§ Challenge:
Copy each line below that contains "with".

§ Material:
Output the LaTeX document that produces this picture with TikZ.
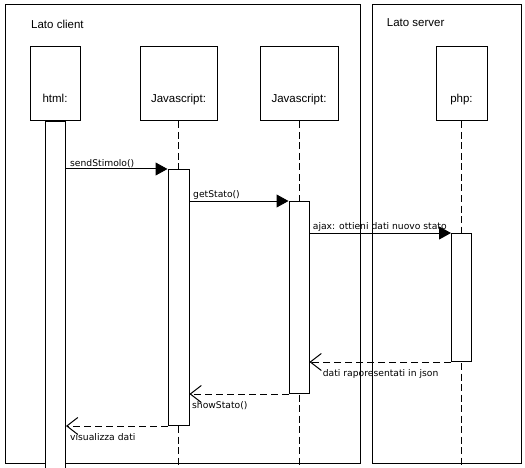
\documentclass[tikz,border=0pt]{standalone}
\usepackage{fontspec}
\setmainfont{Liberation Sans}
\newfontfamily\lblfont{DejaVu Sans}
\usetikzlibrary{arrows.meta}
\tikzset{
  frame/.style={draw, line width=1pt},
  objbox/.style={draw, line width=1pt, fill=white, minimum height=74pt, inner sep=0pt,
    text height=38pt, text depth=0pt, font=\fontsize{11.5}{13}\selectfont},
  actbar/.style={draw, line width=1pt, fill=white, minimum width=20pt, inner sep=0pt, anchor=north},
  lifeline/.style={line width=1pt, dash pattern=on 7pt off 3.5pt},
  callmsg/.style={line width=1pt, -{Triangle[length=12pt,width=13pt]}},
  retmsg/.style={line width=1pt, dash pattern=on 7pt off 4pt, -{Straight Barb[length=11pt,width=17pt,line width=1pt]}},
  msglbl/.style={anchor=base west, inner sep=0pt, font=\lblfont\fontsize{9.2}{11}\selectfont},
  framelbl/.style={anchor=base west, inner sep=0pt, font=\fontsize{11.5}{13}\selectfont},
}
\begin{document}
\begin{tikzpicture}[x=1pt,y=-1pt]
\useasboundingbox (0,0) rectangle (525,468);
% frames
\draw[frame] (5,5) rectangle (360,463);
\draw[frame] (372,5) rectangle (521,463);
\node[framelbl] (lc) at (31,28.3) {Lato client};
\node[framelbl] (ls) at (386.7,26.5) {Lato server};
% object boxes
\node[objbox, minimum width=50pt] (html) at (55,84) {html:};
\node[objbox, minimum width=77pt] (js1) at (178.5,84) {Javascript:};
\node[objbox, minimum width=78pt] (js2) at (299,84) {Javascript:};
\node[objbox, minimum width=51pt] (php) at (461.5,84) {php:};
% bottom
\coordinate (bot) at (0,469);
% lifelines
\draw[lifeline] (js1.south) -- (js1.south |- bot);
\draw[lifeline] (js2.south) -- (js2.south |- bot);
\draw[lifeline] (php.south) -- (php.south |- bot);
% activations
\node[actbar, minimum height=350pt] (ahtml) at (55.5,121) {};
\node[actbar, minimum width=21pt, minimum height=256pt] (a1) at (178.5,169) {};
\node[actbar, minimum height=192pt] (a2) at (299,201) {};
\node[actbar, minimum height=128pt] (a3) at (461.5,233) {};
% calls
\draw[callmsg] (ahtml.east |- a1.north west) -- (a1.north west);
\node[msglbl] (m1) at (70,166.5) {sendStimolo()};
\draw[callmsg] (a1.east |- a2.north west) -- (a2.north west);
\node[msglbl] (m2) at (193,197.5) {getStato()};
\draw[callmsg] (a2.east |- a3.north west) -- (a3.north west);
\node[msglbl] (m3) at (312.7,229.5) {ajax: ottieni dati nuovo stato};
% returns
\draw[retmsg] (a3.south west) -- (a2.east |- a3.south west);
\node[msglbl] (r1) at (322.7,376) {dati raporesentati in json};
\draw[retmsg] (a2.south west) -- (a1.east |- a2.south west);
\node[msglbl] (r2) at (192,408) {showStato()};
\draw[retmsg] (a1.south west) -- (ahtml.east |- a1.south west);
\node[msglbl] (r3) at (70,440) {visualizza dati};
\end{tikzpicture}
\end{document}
* * *
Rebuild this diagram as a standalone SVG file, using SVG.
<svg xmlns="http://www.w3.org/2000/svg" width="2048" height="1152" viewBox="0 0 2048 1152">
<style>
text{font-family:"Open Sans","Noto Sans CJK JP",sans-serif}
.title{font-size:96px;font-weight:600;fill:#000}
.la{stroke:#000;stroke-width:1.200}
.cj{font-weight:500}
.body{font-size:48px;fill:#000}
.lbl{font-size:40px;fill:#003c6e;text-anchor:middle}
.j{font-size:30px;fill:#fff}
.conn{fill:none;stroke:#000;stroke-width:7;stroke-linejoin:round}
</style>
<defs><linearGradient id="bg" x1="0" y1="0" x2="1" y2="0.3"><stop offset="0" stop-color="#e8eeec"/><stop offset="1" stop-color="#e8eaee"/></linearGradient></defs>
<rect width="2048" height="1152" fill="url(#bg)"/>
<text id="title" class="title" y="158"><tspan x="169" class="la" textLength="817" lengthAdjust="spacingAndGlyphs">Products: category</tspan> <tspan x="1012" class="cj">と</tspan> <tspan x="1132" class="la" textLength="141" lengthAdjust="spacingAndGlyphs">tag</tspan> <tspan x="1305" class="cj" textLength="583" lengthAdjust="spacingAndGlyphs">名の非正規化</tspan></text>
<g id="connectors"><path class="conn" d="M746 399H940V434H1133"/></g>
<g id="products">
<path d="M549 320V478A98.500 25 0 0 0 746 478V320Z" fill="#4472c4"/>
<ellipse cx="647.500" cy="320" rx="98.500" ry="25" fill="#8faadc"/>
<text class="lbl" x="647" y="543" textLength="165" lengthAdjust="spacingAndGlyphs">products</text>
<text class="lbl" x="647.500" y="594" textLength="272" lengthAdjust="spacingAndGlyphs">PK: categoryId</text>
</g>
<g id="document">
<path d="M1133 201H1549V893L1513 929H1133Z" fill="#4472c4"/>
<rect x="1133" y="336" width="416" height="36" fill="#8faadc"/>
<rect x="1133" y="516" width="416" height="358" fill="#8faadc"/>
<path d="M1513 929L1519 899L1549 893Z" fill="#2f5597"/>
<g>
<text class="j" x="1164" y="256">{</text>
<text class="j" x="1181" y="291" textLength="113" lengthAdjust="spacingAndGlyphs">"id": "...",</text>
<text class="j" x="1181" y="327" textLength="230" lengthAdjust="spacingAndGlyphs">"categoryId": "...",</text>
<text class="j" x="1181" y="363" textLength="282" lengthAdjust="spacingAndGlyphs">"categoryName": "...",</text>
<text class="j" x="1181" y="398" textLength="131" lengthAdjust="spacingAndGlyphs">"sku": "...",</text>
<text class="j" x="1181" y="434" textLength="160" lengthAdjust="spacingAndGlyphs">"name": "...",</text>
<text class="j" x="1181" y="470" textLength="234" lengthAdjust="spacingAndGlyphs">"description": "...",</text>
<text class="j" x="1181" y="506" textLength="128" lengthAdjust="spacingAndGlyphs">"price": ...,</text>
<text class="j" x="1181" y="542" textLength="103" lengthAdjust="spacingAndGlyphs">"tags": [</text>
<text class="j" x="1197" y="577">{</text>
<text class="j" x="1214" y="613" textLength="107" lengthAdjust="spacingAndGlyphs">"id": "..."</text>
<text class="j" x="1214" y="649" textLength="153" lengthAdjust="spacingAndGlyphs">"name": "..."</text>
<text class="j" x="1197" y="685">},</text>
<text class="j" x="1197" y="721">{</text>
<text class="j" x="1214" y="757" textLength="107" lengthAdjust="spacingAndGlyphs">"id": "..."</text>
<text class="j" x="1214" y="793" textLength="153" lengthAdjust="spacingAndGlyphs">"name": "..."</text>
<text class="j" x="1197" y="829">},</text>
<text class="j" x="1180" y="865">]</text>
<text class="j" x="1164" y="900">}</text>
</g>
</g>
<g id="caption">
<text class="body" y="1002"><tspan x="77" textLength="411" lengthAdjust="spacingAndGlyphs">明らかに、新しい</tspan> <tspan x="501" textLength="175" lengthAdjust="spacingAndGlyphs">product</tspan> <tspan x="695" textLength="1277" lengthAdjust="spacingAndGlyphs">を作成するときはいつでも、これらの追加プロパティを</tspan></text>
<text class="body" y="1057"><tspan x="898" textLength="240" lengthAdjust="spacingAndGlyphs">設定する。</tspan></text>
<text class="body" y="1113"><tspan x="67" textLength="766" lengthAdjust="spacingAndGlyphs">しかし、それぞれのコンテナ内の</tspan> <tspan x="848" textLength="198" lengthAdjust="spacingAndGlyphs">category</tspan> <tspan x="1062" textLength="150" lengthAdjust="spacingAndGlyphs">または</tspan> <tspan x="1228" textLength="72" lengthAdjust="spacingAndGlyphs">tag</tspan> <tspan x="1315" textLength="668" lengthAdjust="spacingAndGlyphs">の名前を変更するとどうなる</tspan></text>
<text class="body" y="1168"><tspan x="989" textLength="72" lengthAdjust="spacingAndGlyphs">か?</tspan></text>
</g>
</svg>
* * *
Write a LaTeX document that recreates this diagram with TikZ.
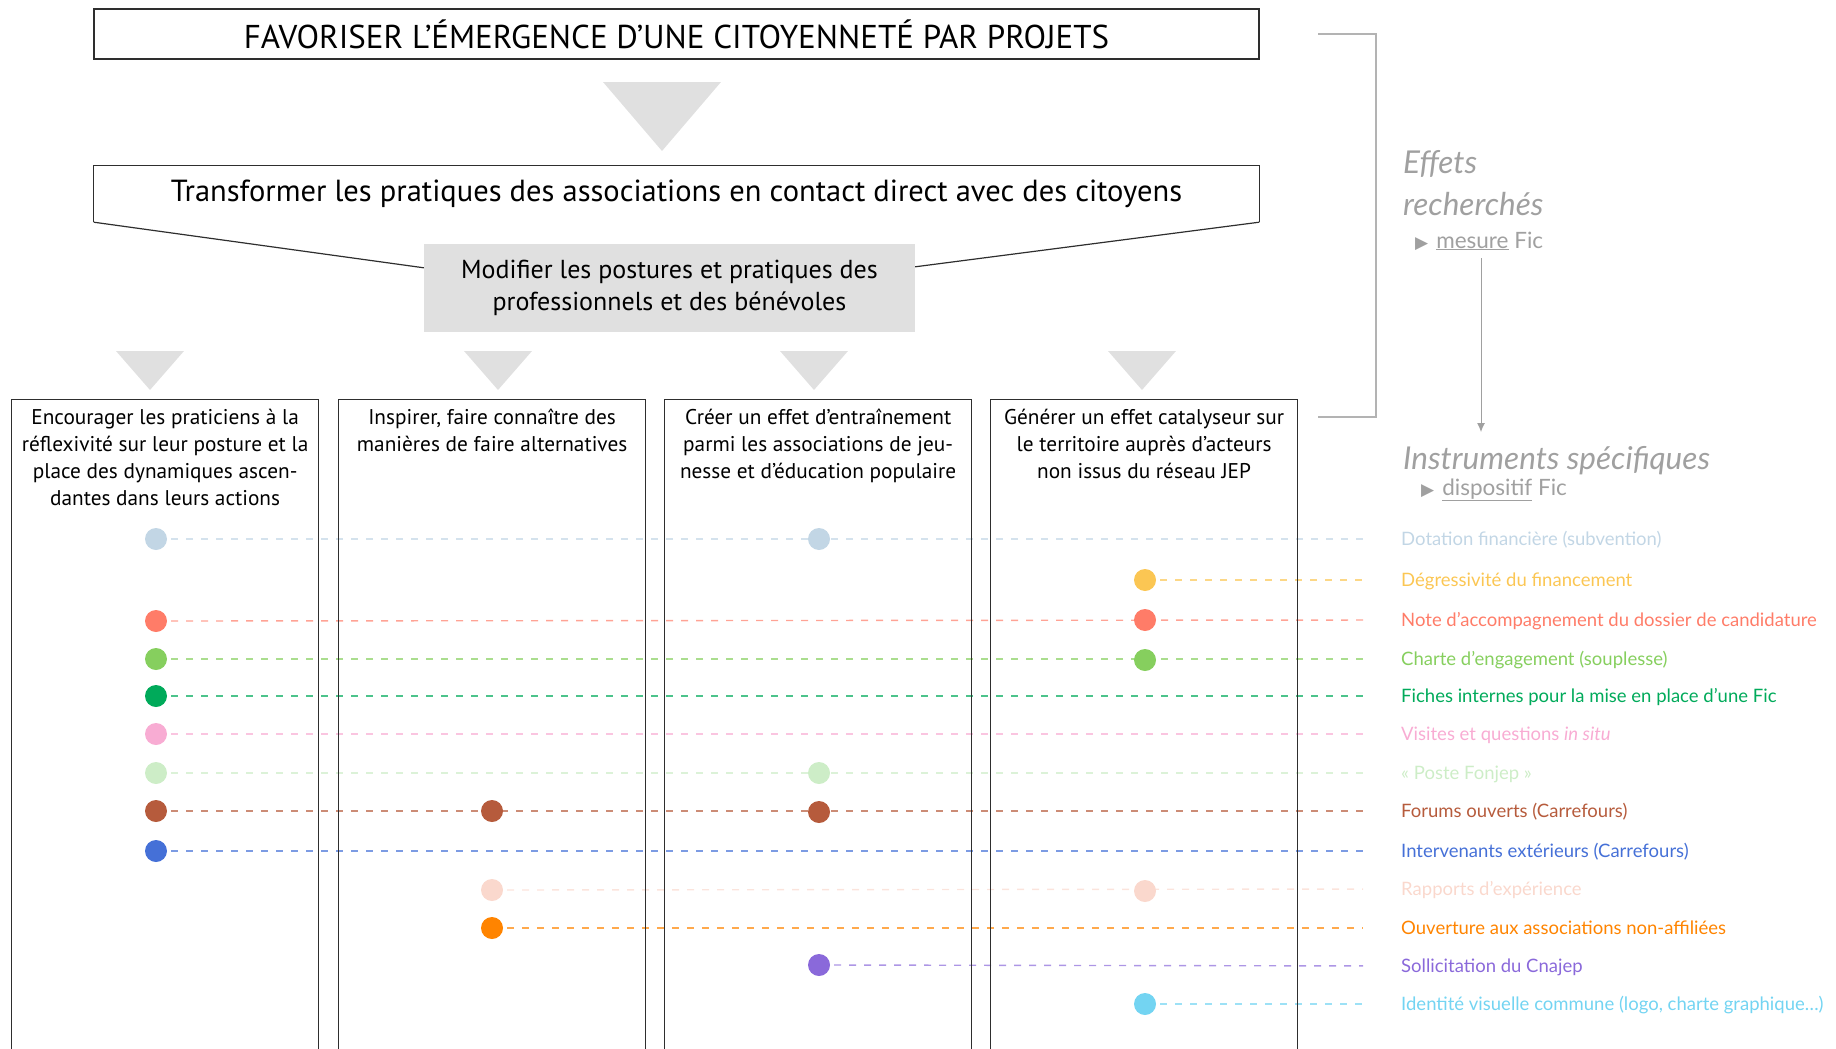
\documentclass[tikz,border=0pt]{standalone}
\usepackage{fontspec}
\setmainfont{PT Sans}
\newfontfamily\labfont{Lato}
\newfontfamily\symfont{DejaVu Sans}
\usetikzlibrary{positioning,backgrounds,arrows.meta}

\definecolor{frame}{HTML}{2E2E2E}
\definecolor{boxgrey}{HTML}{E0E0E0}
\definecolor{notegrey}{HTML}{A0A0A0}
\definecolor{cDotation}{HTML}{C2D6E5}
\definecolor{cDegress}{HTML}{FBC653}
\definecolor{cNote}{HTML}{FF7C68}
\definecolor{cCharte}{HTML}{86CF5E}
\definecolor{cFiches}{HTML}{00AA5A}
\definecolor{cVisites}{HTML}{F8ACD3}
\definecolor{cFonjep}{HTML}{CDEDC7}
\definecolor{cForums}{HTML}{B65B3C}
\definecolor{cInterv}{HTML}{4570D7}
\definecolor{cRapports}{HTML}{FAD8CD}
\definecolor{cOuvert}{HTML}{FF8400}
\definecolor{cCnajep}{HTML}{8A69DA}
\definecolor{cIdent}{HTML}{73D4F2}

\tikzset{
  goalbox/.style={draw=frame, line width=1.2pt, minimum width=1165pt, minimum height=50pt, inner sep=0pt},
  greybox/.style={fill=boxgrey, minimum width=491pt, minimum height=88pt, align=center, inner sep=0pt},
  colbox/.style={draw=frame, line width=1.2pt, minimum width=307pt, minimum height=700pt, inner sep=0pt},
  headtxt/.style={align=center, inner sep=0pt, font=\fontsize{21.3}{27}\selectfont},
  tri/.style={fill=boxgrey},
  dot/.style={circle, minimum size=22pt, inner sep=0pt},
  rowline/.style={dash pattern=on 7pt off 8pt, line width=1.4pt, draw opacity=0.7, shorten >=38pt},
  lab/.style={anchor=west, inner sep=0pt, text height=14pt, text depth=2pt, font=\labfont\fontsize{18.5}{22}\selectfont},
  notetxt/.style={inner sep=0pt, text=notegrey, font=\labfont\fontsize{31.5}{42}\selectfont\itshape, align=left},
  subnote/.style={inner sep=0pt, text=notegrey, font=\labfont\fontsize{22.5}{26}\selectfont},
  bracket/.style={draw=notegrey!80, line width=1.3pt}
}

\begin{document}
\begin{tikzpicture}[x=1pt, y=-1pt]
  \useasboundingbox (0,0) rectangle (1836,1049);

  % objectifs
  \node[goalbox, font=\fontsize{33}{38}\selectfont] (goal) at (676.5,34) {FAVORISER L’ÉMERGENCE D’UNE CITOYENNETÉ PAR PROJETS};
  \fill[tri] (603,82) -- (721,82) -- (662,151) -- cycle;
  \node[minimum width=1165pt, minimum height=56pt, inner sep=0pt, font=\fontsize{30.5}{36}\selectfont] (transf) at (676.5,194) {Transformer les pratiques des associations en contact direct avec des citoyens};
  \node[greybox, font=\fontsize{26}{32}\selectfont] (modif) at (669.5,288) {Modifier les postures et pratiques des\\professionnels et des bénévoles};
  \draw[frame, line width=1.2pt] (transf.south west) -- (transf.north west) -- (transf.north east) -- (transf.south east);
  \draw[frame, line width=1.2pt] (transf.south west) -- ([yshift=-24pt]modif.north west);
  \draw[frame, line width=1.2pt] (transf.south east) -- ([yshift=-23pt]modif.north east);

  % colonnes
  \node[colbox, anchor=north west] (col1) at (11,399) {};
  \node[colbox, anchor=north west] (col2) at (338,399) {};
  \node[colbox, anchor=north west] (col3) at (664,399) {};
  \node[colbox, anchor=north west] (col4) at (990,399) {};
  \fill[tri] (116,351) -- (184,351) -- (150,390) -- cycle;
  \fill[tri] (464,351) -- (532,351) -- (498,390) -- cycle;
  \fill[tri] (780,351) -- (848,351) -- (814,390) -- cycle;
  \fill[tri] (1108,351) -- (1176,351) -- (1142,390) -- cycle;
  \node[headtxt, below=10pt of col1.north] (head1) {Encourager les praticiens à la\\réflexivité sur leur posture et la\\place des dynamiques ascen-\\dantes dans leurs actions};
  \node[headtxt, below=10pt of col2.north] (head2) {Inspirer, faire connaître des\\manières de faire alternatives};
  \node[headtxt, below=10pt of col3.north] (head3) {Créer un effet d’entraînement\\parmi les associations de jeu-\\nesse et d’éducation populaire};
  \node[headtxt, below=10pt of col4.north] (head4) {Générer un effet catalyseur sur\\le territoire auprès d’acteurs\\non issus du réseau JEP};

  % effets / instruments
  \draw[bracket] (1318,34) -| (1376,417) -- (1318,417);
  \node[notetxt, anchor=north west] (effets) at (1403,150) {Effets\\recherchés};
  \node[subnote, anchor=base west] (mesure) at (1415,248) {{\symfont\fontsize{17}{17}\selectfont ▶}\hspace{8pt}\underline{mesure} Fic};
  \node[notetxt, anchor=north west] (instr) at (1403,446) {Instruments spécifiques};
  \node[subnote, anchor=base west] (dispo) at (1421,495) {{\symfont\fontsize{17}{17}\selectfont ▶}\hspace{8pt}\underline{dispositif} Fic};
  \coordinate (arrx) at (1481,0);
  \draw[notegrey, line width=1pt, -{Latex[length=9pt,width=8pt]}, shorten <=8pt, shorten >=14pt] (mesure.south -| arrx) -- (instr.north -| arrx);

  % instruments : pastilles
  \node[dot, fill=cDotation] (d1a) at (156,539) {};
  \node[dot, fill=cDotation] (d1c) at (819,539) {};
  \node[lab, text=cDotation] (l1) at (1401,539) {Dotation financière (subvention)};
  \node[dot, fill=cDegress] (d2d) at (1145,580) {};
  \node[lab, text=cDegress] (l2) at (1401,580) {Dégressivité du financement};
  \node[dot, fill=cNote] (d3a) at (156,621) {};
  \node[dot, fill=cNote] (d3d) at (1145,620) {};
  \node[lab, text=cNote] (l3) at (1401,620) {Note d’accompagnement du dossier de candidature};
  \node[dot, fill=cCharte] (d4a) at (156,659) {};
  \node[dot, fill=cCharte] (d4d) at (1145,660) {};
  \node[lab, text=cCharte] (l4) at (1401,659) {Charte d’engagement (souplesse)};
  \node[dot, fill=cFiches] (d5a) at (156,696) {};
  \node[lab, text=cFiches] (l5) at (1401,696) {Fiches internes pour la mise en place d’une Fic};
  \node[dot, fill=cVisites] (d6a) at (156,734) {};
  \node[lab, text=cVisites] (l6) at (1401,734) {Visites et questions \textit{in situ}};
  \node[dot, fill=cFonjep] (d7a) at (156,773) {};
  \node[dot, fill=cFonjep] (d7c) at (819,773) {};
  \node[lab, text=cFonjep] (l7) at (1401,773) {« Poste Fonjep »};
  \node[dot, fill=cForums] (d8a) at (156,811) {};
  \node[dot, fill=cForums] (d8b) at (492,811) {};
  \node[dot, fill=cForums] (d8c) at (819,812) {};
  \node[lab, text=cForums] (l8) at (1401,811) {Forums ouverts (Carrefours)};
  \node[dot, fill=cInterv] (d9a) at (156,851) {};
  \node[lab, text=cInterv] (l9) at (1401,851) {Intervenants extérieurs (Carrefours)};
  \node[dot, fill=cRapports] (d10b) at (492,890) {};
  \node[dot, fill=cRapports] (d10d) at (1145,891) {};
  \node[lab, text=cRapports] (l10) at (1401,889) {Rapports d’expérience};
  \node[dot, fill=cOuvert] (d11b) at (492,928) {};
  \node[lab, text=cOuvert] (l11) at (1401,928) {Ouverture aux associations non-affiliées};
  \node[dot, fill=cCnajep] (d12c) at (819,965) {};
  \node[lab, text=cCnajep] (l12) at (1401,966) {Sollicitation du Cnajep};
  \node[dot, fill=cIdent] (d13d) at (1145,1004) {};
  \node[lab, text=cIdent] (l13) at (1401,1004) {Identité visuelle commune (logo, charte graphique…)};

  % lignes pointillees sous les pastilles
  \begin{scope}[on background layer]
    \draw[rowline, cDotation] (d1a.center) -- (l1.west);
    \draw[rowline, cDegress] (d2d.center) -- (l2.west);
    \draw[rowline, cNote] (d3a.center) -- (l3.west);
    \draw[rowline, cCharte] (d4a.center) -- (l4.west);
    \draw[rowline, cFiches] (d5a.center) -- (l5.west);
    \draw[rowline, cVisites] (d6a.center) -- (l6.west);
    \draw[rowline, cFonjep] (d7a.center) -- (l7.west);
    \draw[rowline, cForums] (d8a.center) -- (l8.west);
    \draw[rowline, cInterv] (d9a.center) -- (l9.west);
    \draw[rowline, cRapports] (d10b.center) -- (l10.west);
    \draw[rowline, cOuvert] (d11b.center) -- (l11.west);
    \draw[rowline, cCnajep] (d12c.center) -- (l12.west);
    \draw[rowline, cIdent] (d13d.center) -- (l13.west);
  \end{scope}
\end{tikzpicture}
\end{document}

§ Result:
Output the LaTeX document that produces this picture with TikZ.
Write a LaTeX document that recreates this diagram with TikZ.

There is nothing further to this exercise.